本文主要為筆者學習kaggle實戰項目“Daily sea ice exten data”時心得筆記,項目主要利用NSIDC提供的每日海冰面積(sea ice extent)數據進行數據分析,學習源代碼為Mathew Savage:visualisation of sea-ice data,僅供交流參考。
3 時間序列分析
3.1 海冰的逐日變化
因為數據直接為每日數據,因此無需進行數據處理。通過想x-y折線圖表現出逐日變化。
- 主體figure
plt.figure
plt.plot
通過plt.figure(figsize=(9,3))
指定紙張大小,將兩副圖疊加繪制
plt.figure(figsize=(9,3))
plt.plot(north.index,north['Extent'],label="North Hemisphere")
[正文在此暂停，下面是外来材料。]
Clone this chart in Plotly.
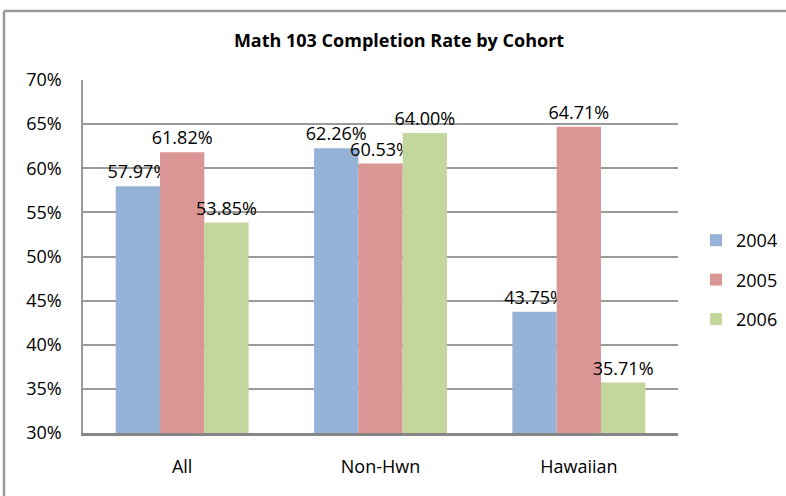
import plotly.graph_objects as go

categories = ["All", "Non-Hwn", "Hawaiian"]
years = ["2004", "2005", "2006"]
rates_2004 = [57.97, 62.26, 43.75]
rates_2005 = [61.82, 60.53, 64.71]
rates_2006 = [53.85, 64.00, 35.71]
colors = ["#95B3D7", "#D99694", "#C3D69B"]

fig = go.Figure()
for year, vals, col in zip(years, [rates_2004, rates_2005, rates_2006], colors):
    fig.add_trace(go.Bar(
        x=categories, y=vals, name=year, legendgroup=year,
        marker=dict(color=col, line=dict(width=0)),
        text=[f"{v:.2f}%" for v in vals], textposition="outside",
        textfont=dict(size=18, color="#000"), cliponaxis=False,
        constraintext="none",
    ))

# plot area is 83..678 (x) by 80..433 (y) in pixels
W, H = 786, 496
L, R, T, B = 83, 678, 80, 433
pw, ph = R - L, B - T

fig.update_layout(
    width=W, height=H,
    margin=dict(l=L, r=W - R, t=T, b=H - B, autoexpand=False),
    paper_bgcolor="white", plot_bgcolor="white",
    font=dict(family="Open Sans, Liberation Sans, sans-serif", size=18, color="#000"),
    title=dict(text="<b>Math 103 Completion Rate by Cohort</b>", x=399 / W, xanchor="center",
               y=1 - 41 / H, yanchor="middle", font=dict(size=18)),
    barmode="group", bargap=0.33, bargroupgap=0,
    legend=dict(x=(696 - L) / pw, y=(B - 280) / ph, xanchor="left", yanchor="middle",
                traceorder="grouped", tracegroupgap=13, font=dict(size=18),
                itemwidth=30),
    xaxis=dict(showline=True, linecolor="#868686", linewidth=3, ticks="",
               tickfont=dict(size=18), ticklabelstandoff=15, automargin=False),
    yaxis=dict(range=[30, 70], dtick=5, ticksuffix="%", showgrid=True, gridcolor="#9a9a9a",
               gridwidth=1.5, showline=True, linecolor="#9a9a9a", linewidth=1.5, ticks="",
               tickfont=dict(size=18), ticklabelstandoff=16, zeroline=False,
               automargin=False),
    shapes=[
        # outer chart frame: only the top and left edges are in frame
        dict(type="line", xref="paper", yref="paper",
             x0=(4 - L) / pw, x1=(W + 10 - L) / pw,
             y0=(B - 11) / ph, y1=(B - 11) / ph,
             line=dict(color="#9a9a9a", width=2.5)),
        dict(type="line", xref="paper", yref="paper",
             x0=(4 - L) / pw, x1=(4 - L) / pw,
             y0=(B - 11) / ph, y1=(B - H - 10) / ph,
             line=dict(color="#9a9a9a", width=2.5)),
    ],
)

fig.write_html("out.html", config={"displayModeBar": False},
               post_script="document.body.style.margin='0';")
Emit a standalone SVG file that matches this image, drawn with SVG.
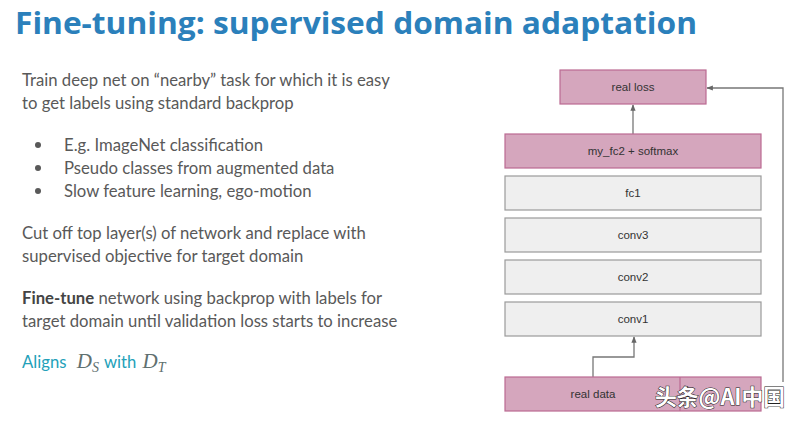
<svg xmlns="http://www.w3.org/2000/svg" width="800" height="422" viewBox="0 0 800 422">
<defs>
<style>
.title{font-family:"Open Sans","Liberation Sans",sans-serif;font-weight:700;font-size:30px;fill:#2b80bb}
.body{font-family:Lato,"Liberation Sans",sans-serif;font-size:16.7px;fill:#595959}
.teal{font-family:Lato,"Liberation Sans",sans-serif;font-size:16.7px;fill:#23a1b9}
.math{font-family:"Liberation Serif",serif;font-style:italic;fill:#607070}
.pink{fill:#d5a6bd;stroke:#bb6a92;stroke-width:1.2}
.gray{fill:#efefef;stroke:#9a9a9a;stroke-width:1.2}
.lbl{font-family:"Liberation Sans",Arial,sans-serif;font-size:11.5px;fill:#333;text-anchor:middle}
.conn{fill:none;stroke:#777;stroke-width:1.3}
.wm{font-family:"Noto Sans CJK SC","Liberation Sans",sans-serif;font-size:22px;font-weight:700;fill:#fff;stroke:#222;stroke-width:1;paint-order:stroke}
</style>
<marker id="ah" viewBox="0 0 10 10" refX="9" refY="5" markerWidth="5" markerHeight="5" orient="auto">
<path d="M0,1 L10,5 L0,9 z" fill="#666"/>
</marker>
</defs>
<rect width="800" height="422" fill="#fff"/>
<text class="title" x="15" y="34" textLength="682" lengthAdjust="spacingAndGlyphs">Fine-tuning: supervised domain adaptation</text>

<text class="body" x="22" y="86">Train deep net on “nearby” task for which it is easy</text>
<text class="body" x="22" y="109">to get labels using standard backprop</text>
<circle cx="38" cy="145" r="3" fill="#595959"/>
<circle cx="38" cy="168" r="3" fill="#595959"/>
<circle cx="38" cy="191" r="3" fill="#595959"/>
<text class="body" x="64" y="151">E.g. ImageNet classification</text>
<text class="body" x="64" y="174">Pseudo classes from augmented data</text>
<text class="body" x="64" y="197">Slow feature learning, ego-motion</text>
<text class="body" x="22" y="239">Cut off top layer(s) of network and replace with</text>
<text class="body" x="22" y="262">supervised objective for target domain</text>
<text class="body" x="22" y="304"><tspan font-weight="700" fill="#444">Fine-tune</tspan> network using backprop with labels for</text>
<text class="body" x="22" y="327">target domain until validation loss starts to increase</text>
<text x="22" y="368"><tspan class="teal">Aligns </tspan><tspan class="math" font-size="21" dx="6">D</tspan><tspan class="math" font-size="14" dy="4">S</tspan><tspan class="teal" dy="-4" dx="5">with </tspan><tspan class="math" font-size="21" dx="2">D</tspan><tspan class="math" font-size="14" dy="4">T</tspan></text>

<g id="connectors">
<path class="conn" d="M633,134 V105" marker-end="url(#ah)"/>
<path class="conn" d="M783,382 V88 H707" marker-end="url(#ah)"/>
<path class="conn" d="M593,377 V357 H634 V337" marker-end="url(#ah)"/>
</g>

<g id="real-loss"><rect class="pink" x="560" y="70" width="146" height="34"/><text class="lbl" x="633" y="91">real loss</text></g>
<g id="my-fc2"><rect class="pink" x="505" y="134" width="256" height="34"/><text class="lbl" x="633" y="155">my_fc2 + softmax</text></g>
<g id="fc1"><rect class="gray" x="505" y="176" width="256" height="34"/><text class="lbl" x="633" y="197">fc1</text></g>
<g id="conv3"><rect class="gray" x="505" y="218" width="256" height="34"/><text class="lbl" x="633" y="239">conv3</text></g>
<g id="conv2"><rect class="gray" x="505" y="260" width="256" height="34"/><text class="lbl" x="633" y="281">conv2</text></g>
<g id="conv1"><rect class="gray" x="505" y="302" width="256" height="34"/><text class="lbl" x="633" y="323">conv1</text></g>
<g id="real-data"><rect class="pink" x="505" y="377" width="256" height="34"/><line x1="680" y1="377" x2="680" y2="411" stroke="#bb6a92" stroke-width="1.2"/><text class="lbl" x="593" y="398">real data</text></g>

<text class="wm" x="655" y="405" textLength="130" lengthAdjust="spacingAndGlyphs">头条@AI中国</text>
</svg>
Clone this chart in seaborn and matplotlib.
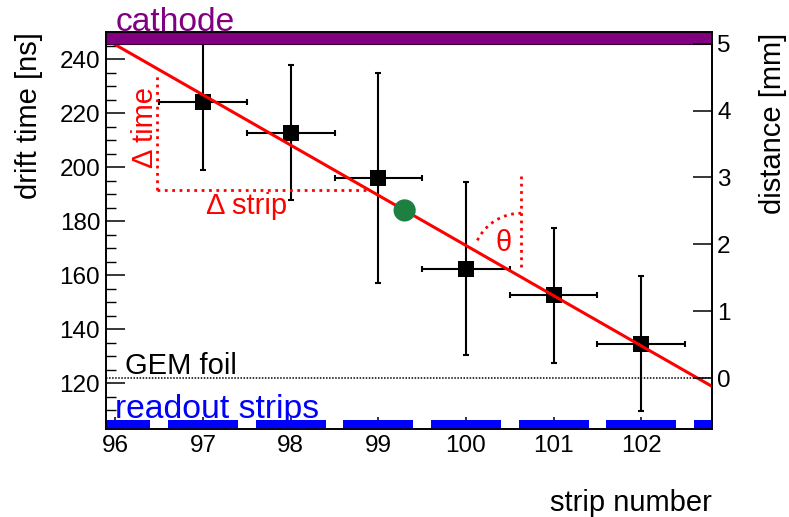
import numpy as np
import matplotlib
matplotlib.use("Agg")
import matplotlib.pyplot as plt
import matplotlib.transforms as mtransforms
from matplotlib.ticker import MultipleLocator
import seaborn as sns

# measured cluster: mean drift time per strip
strips = [97, 98, 99, 100, 101, 102]
drift_time = [224.0, 212.8, 196.0, 162.4, 152.6, 134.6]
time_err = [25.0, 25.0, 39.0, 32.0, 25.0, 25.0]
strip_err = [0.5, 0.5, 0.5, 0.5, 0.5, 0.5]

# straight-line track fit  t = intercept + slope * strip
fit_slope = -18.6
fit_intercept = 2031.0

# reconstructed track position (centre of gap)
cluster_strip = 99.3
cluster_time = 184.0

# detector geometry in drift-time units
gem_time = 121.8
cathode_time = 245.8
gap_mm = 5.0

readout_pads = [96, 97, 98, 99, 100, 101, 102, 103]
pad_width = 0.8
pad_top = 106.5

x_range = (95.89, 102.81)
t_range = (103.0, 250.0)
strip_ticks = [96, 97, 98, 99, 100, 101, 102]
time_ticks = [120, 140, 160, 180, 200, 220, 240]
distance_ticks = [0, 1, 2, 3, 4, 5]

sns.set_theme(style="ticks", rc={
    "axes.edgecolor": "black", "xtick.color": "black", "ytick.color": "black",
    "text.color": "black", "axes.labelcolor": "black",
})
plt.rcParams["font.family"] = ["Liberation Sans", "DejaVu Sans"]

RED = "#ff0000"
TICK_FS = 17.5
fig = plt.figure(figsize=(7.89, 5.17), dpi=100)
ax = fig.add_axes([0.134, 0.1702, 0.7688, 0.7673])
ax.set_axisbelow(True)


def to_mm(t):
    return (t - gem_time) / (cathode_time - gem_time) * gap_mm


# readout strips along the bottom
ax.bar(readout_pads, pad_top - t_range[0], bottom=t_range[0], width=pad_width,
       color="#0000ff", linewidth=0, zorder=3)

# cathode plane
ax.axhspan(cathode_time, t_range[1], facecolor="#800080", edgecolor="#3a003a",
           linewidth=0.8, zorder=8)

# GEM foil
ax.axhline(gem_time, color="black", linestyle=(0, (1, 1)), linewidth=1.1, zorder=2)

# data with errors
ax.errorbar(strips, drift_time, xerr=strip_err, yerr=time_err, fmt="none",
            ecolor="black", elinewidth=1.5, capsize=2, capthick=1.5, zorder=3)
sns.scatterplot(x=strips, y=drift_time, marker="s", s=12 ** 2, color="black",
                edgecolor="black", linewidth=0, ax=ax, zorder=4, legend=False)

# track fit
xs = np.array(x_range)
sns.lineplot(x=xs, y=fit_intercept + fit_slope * xs, color=RED, linewidth=2.2,
             ax=ax, zorder=5, legend=False)

sns.scatterplot(x=[cluster_strip], y=[cluster_time], s=16 ** 2, color="#1e8040",
                edgecolor="none", ax=ax, zorder=7, legend=False)

# slope construction: delta strip / delta time
dot = dict(color=RED, linestyle=":", linewidth=2, zorder=4)
d_strip0, d_time0, d_time1 = 96.48, 191.7, 234.5
ax.plot([d_strip0, d_strip0], [d_time0, d_time1], **dot)
ax.plot([d_strip0, (d_time0 - fit_intercept) / fit_slope], [d_time0, d_time0], **dot)
ax.text(96.431, 214.9, "Δ time", rotation=90, rotation_mode="anchor",
        ha="center", va="baseline", color=RED, fontsize=21)
ax.text(97.50, 182.5, "Δ strip", ha="center", va="baseline", color=RED, fontsize=21)

# track angle to the drift direction
th_strip = 100.63
ax.plot([th_strip, th_strip], [163.0, 196.9], **dot)
ang = np.radians(np.linspace(90, 155, 40))
r_in = 0.49
arc_trans = fig.dpi_scale_trans + mtransforms.ScaledTranslation(th_strip, 164.8, ax.transData)
ax.plot(r_in * np.cos(ang), r_in * np.sin(ang), transform=arc_trans, **dot)
ax.text(100.427, 168.9, "θ", ha="center", va="baseline", color=RED, fontsize=21)

# labels of detector parts
ax.text(0.017, 1.003, "cathode", transform=ax.transAxes, color="#800080",
        fontsize=24.2, ha="left", va="baseline", zorder=9)
ax.text(96.0, 107.1, "readout strips", color="#0000ff", fontsize=24.3,
        ha="left", va="baseline", zorder=9)
ax.text(96.108, 123.4, "GEM foil", color="black", fontsize=21,
        ha="left", va="baseline", zorder=9)

# axes
ax.set_xlim(*x_range)
ax.set_ylim(*t_range)
ax.set_xticks(strip_ticks)
ax.set_yticks(time_ticks)
ax.yaxis.set_minor_locator(MultipleLocator(5))
ax.tick_params(axis="y", which="major", direction="in", length=13.7, width=1.1,
               labelsize=TICK_FS, pad=4, right=False)
ax.tick_params(axis="y", which="minor", direction="in", length=7.2, width=1.0, right=False)
ax.tick_params(axis="x", which="major", direction="in", length=8.6, width=1.1,
               labelsize=TICK_FS, pad=4.0, top=False)
for sp in ax.spines.values():
    sp.set_linewidth(1.2)
    sp.set_color("black")

ax.set_ylabel("drift time [ns]", fontsize=21, loc="top")
ax.yaxis.set_label_coords(-0.1034, 1.0)
ax.set_xlabel("strip number", fontsize=21, loc="right")
ax.xaxis.set_label_coords(1.0, -0.151)

ax2 = ax.twinx()
ax2.set_ylim(to_mm(t_range[0]), to_mm(t_range[1]))
ax2.set_yticks(distance_ticks)
ax2.tick_params(axis="y", direction="in", length=13.7, width=1.1,
                labelsize=TICK_FS, pad=3.4)
for sp in ax2.spines.values():
    sp.set_linewidth(1.2)
    sp.set_color("black")
ax2.set_ylabel("distance [mm]", fontsize=21, loc="top")
ax2.yaxis.set_label_coords(1.077, 1.0)

fig.savefig("out.png", dpi=100)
plt.plot(south.index,south['Extent'],label="South Hemisphere")
- 圖例legend
plt.legend
#add plot legend and titles
plt.legend(bbox_to_anchor=(0.,-.363,1.,.102),loc=3,ncol=2,mode="expand",borderaxespad=0)
bbox_to_anchor=(0.,-.363,1.,.102)
指定錨點 (x,y,width,height)一般只用x,y
loc=3
表示圖標位于左下,也可以使用·loc=“lower left·”
這里可以省略
ncol=2
表示圖標有幾列,這里是兩列
mode=expand
{"expand", None}水平填充滿坐標區域擺放
borderaxespad=0
邊界與坐標軸之間的距離
- 標題和x/y軸標簽 title&label
plt.title
plt.xlabel
plt.ylabel
plt.ylabel("Sea ice exten(10^6 sq km)")
plt.xlabel('Data')
plt.title('Daily sea ice exten')
3.2 海冰的逐年變化
3.2.1 時間序列的resample
重采樣指將時間序列從一個頻率轉換到另外一個頻率,包括downsampling(高頻到低頻)和upsampling(低頻到高頻)
resample的相關參數:
- freq='12m','5min','Second(15)' 采樣頻率
- how='mean','sum','max',‘min’,'fist','last','median' 采樣方式(‘ohlc’金融計算開盤收盤最高最低的采樣方式)
- axis=0 采樣的軸
- closed=‘right’,'left' 即時間哪一段是包含的
- label=‘right’,‘left’ 時間哪一段是標記的9:30-9:35 默認right即為9:35標記
- loffset=None/‘-1s’ 用于聚合標簽調早1秒
- kind=None 聚合到時期‘period’或‘timestamp’,默認聚集到時間序列的索引類型
- fill_method ffile或者bfill
- limit=none 填充期數
需要對數據求月平均,這里使用了north.resample
即panda對象的resample方法來進行重采樣
例子
各區間哪邊是閉合的?如何標記哪個?
降采樣 -聚合 close、label
ts.resample('5min',how='sum')
groupby采樣:
ts.groupby(lambda x:x.month).mean()
ts.groupby(lambda x:x.weekday).mean()
升采樣:插值!fill_method limit
df_daily=frame.resample('D',fill_method='ffill')
3.2.2 對海冰序列進行降頻處理
由‘D’轉為‘12M’采樣,采樣方式為求平均
#resample raw data into annual averages
northyear=north.resample('12M',how='mean')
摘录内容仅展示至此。